Asphaltene Stabilisation Theory and the Role of Resins in Preventing Onset

The classical Flory-Huggins polymer solution theory, adapted for asphaltene systems by Hirschberg et al. (1984), describes asphaltene precipitation as a liquid-liquid phase separation controlled by the difference in solubility parameters (delta) between the asphaltene macromolecules and the surrounding oil medium. The solubility parameter of a liquid is defined as delta = sqrt(cohesive energy density) = sqrt(delta H_v / V_m), where delta H_v is the molar enthalpy of vaporisation and V_m is the molar volume. Asphaltenes have solubility parameters of approximately 19 to 22 MPa0.5, while typical crude oil maltenes (resins + aromatics + saturates) have solubility parameters of 16 to 18 MPa0.5, and n-heptane has a solubility parameter of approximately 15.2 MPa0.5. Adding n-heptane to the oil shifts the mixture's effective solubility parameter progressively toward the n-heptane value; once the mixture solubility parameter falls below the asphaltene solubility parameter by a critical amount (the "interaction parameter" threshold from Flory-Huggins theory), asphaltenes become incompatible with the medium and begin precipitating. The AOC corresponds to the n-heptane fraction at which this critical solubility parameter difference is first reached.

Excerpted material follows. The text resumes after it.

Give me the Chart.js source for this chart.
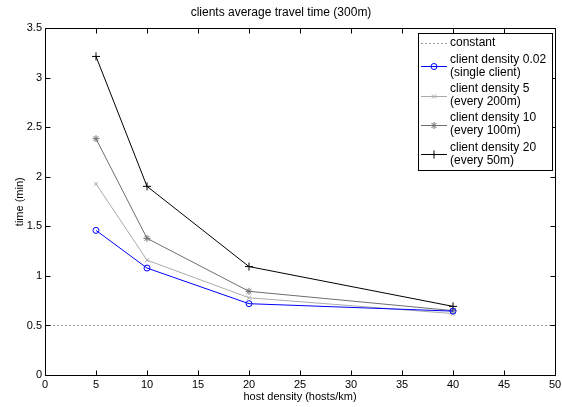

Resin molecules play a central protective role by adsorbing onto asphaltene particle surfaces and increasing the effective solubility parameter of the asphaltene-resin complex, effectively raising the threshold for precipitation. When resins are displaced from asphaltene surfaces — by competitive adsorption of the precipitant's non-polar components, by temperature changes that reduce resin binding affinity, or by dilution of the resin fraction with paraffinic gas — the asphaltene particles lose their stabilising coat and aggregate through pi-pi stacking interactions between the polycyclic aromatic cores of adjacent asphaltene molecules. The resulting aggregate particles (initially 1 to 10 nanometres, growing to 0.1 to 10 microns at concentrations above the AOC) can be detected by the NIR light scattering techniques used in HPHT AOC measurements. The rate of aggregate growth above the AOC depends on the degree of supersaturation (how far the mixture composition is above the onset concentration), temperature, and the concentration of dispersant molecules (polar aromatics that can re-stabilise particles) in the remaining maltene fraction.